• [The problem] Gather up every line that includes the string "this".

• [Supplied material]
⁂
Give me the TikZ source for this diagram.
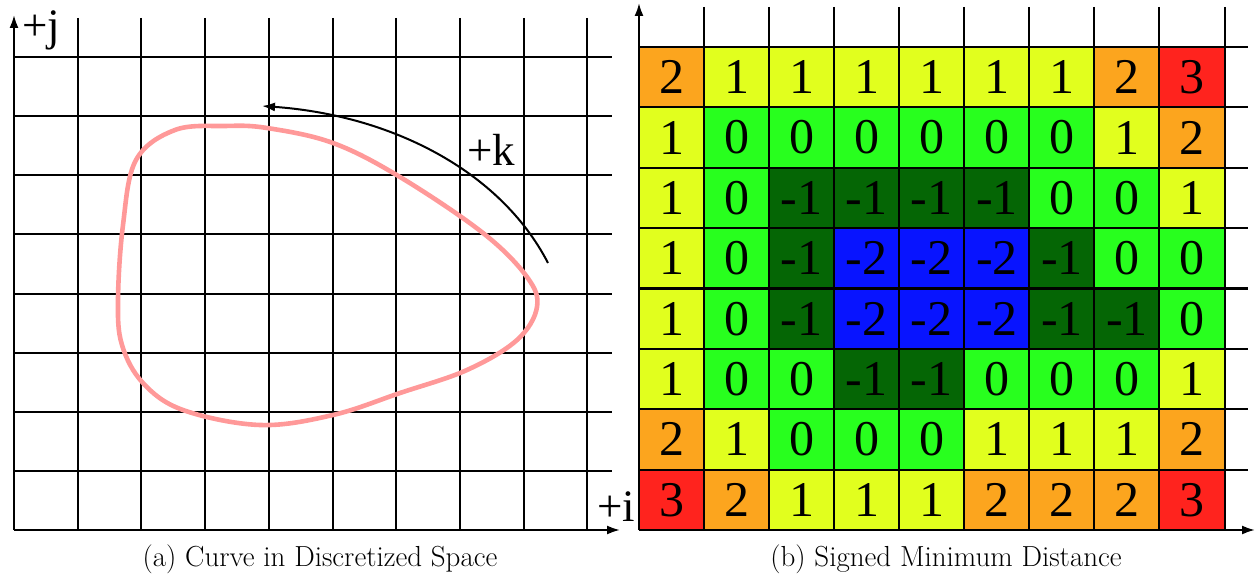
⁂
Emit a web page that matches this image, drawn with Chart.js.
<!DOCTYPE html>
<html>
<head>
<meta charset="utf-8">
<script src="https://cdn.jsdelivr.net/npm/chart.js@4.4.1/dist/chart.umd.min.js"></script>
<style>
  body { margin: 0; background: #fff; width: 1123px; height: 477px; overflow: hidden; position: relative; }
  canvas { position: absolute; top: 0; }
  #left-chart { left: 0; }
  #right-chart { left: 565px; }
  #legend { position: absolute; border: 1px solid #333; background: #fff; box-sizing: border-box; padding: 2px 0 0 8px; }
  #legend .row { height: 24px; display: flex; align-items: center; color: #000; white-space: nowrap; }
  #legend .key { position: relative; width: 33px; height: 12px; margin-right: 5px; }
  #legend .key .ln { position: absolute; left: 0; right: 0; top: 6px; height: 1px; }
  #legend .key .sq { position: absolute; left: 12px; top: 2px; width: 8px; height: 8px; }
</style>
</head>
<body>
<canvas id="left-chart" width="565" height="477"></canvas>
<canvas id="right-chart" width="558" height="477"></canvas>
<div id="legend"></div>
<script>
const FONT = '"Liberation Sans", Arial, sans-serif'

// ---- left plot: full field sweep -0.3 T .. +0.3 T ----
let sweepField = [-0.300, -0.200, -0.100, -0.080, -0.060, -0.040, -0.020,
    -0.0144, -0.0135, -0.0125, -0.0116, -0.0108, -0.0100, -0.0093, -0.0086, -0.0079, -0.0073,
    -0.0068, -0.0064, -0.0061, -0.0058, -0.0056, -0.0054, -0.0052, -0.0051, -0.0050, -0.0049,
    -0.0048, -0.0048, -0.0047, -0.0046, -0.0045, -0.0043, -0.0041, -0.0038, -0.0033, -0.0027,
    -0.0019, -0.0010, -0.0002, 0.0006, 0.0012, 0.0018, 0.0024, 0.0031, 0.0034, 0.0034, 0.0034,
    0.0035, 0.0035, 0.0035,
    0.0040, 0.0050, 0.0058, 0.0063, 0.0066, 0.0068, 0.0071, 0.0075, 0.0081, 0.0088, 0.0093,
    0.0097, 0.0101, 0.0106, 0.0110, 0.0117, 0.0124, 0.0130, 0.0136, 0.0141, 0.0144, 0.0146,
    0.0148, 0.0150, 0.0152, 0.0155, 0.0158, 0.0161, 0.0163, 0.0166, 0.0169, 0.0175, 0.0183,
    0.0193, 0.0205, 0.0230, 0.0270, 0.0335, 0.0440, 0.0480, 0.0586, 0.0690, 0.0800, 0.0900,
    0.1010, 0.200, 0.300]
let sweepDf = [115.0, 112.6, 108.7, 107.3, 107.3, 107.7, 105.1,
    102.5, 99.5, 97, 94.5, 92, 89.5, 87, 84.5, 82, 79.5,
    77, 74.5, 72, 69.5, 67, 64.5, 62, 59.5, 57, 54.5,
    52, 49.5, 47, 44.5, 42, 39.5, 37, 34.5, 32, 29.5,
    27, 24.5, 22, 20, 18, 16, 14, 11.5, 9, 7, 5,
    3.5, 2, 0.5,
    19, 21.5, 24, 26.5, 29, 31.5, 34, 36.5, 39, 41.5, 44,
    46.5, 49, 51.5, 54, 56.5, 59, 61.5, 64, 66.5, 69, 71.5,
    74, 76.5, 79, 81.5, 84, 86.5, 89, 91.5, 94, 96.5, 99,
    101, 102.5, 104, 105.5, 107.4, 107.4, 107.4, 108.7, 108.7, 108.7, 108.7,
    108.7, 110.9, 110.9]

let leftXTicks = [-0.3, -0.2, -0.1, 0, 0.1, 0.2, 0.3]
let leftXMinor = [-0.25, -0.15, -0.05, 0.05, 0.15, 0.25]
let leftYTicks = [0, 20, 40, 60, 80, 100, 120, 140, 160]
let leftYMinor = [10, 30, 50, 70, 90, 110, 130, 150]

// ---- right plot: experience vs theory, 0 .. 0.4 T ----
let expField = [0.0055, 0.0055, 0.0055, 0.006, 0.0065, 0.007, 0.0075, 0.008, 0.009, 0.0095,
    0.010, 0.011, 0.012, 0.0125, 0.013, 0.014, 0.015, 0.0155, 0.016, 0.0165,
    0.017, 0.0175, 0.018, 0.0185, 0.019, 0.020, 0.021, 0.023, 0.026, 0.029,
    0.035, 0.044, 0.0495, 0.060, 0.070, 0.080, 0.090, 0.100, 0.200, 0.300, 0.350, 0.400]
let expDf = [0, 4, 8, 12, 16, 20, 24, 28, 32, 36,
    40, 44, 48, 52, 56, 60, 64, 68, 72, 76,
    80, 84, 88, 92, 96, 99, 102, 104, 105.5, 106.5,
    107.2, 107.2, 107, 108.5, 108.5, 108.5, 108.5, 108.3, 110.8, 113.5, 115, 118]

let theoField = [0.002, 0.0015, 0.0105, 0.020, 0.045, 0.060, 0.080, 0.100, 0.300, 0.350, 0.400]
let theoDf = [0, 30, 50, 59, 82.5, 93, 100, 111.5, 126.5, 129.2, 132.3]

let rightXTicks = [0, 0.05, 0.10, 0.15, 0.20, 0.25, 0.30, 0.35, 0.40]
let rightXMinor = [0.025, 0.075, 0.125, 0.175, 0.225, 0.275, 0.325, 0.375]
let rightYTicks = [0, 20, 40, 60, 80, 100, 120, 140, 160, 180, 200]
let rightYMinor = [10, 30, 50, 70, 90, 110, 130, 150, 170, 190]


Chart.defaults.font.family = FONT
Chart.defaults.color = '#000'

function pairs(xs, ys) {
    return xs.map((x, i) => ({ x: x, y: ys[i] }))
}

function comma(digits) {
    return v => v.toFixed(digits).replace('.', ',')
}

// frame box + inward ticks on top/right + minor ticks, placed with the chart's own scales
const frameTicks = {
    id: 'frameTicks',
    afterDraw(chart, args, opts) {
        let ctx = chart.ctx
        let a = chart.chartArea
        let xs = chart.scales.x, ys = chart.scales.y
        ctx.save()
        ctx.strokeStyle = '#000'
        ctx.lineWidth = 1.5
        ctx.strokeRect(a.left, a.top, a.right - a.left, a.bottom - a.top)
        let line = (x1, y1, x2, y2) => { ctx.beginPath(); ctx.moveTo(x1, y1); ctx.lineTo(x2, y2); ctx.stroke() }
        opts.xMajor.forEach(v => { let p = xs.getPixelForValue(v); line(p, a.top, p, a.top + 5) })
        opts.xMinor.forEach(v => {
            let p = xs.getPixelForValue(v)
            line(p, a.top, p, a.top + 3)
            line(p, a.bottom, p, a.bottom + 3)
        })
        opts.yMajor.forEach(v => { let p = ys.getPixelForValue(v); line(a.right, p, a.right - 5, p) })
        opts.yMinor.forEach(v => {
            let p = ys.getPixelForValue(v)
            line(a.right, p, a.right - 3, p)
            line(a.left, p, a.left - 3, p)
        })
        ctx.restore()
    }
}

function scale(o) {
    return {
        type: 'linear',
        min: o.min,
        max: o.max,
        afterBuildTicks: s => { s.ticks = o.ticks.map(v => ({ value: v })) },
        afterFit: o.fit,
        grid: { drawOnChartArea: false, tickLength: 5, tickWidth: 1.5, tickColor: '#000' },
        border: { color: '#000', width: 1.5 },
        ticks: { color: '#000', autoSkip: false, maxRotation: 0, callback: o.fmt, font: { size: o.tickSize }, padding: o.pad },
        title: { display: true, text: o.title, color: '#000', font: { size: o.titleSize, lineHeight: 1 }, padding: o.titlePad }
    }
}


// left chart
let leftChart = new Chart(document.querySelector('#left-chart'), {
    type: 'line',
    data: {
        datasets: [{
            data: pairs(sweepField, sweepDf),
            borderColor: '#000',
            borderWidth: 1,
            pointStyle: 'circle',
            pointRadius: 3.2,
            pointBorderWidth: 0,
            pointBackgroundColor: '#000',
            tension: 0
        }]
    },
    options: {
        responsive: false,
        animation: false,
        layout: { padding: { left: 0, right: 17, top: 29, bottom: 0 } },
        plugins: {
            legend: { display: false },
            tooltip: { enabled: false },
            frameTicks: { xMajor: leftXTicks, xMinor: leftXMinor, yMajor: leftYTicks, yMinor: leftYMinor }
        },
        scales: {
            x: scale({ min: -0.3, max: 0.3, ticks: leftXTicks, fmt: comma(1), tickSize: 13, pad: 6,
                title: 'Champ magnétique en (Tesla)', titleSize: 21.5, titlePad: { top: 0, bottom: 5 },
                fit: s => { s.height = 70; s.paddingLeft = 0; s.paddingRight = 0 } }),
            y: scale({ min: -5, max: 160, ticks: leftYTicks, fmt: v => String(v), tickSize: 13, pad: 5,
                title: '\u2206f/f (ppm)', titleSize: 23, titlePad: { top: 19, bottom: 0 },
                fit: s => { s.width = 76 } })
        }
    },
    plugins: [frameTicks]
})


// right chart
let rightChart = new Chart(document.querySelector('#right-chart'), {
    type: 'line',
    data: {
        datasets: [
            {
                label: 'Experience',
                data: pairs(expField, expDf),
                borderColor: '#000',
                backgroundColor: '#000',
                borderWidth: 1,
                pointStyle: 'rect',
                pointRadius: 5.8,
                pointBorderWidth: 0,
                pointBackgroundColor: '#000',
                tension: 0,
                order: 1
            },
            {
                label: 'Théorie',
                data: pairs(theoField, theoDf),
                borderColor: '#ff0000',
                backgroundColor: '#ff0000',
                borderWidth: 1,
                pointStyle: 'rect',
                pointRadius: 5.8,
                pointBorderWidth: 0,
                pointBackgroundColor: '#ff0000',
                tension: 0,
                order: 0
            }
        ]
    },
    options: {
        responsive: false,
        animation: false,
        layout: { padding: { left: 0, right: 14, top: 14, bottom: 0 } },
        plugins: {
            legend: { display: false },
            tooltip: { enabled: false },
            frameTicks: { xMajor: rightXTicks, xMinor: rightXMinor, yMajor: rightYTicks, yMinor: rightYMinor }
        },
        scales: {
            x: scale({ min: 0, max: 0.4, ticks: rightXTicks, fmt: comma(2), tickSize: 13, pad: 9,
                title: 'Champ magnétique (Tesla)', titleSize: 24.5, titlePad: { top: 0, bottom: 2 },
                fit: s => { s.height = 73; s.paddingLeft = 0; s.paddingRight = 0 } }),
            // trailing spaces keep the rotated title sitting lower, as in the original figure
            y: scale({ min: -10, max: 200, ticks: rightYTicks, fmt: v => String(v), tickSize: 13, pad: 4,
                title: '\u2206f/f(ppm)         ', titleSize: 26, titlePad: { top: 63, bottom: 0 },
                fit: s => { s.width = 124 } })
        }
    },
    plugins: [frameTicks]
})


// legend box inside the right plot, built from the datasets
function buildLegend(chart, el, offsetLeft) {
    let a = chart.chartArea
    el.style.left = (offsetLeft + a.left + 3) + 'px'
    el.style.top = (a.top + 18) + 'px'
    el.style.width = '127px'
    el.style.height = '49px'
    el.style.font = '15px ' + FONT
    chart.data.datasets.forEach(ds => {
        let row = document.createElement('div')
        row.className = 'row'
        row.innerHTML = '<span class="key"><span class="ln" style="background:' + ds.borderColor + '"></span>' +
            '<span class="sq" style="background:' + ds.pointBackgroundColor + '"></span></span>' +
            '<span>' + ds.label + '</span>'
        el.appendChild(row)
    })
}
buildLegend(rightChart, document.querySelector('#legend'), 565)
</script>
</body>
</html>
⁂
• [Output of the task]
Give me the TikZ source for this diagram.
Emit a web page that matches this image, drawn with Chart.js.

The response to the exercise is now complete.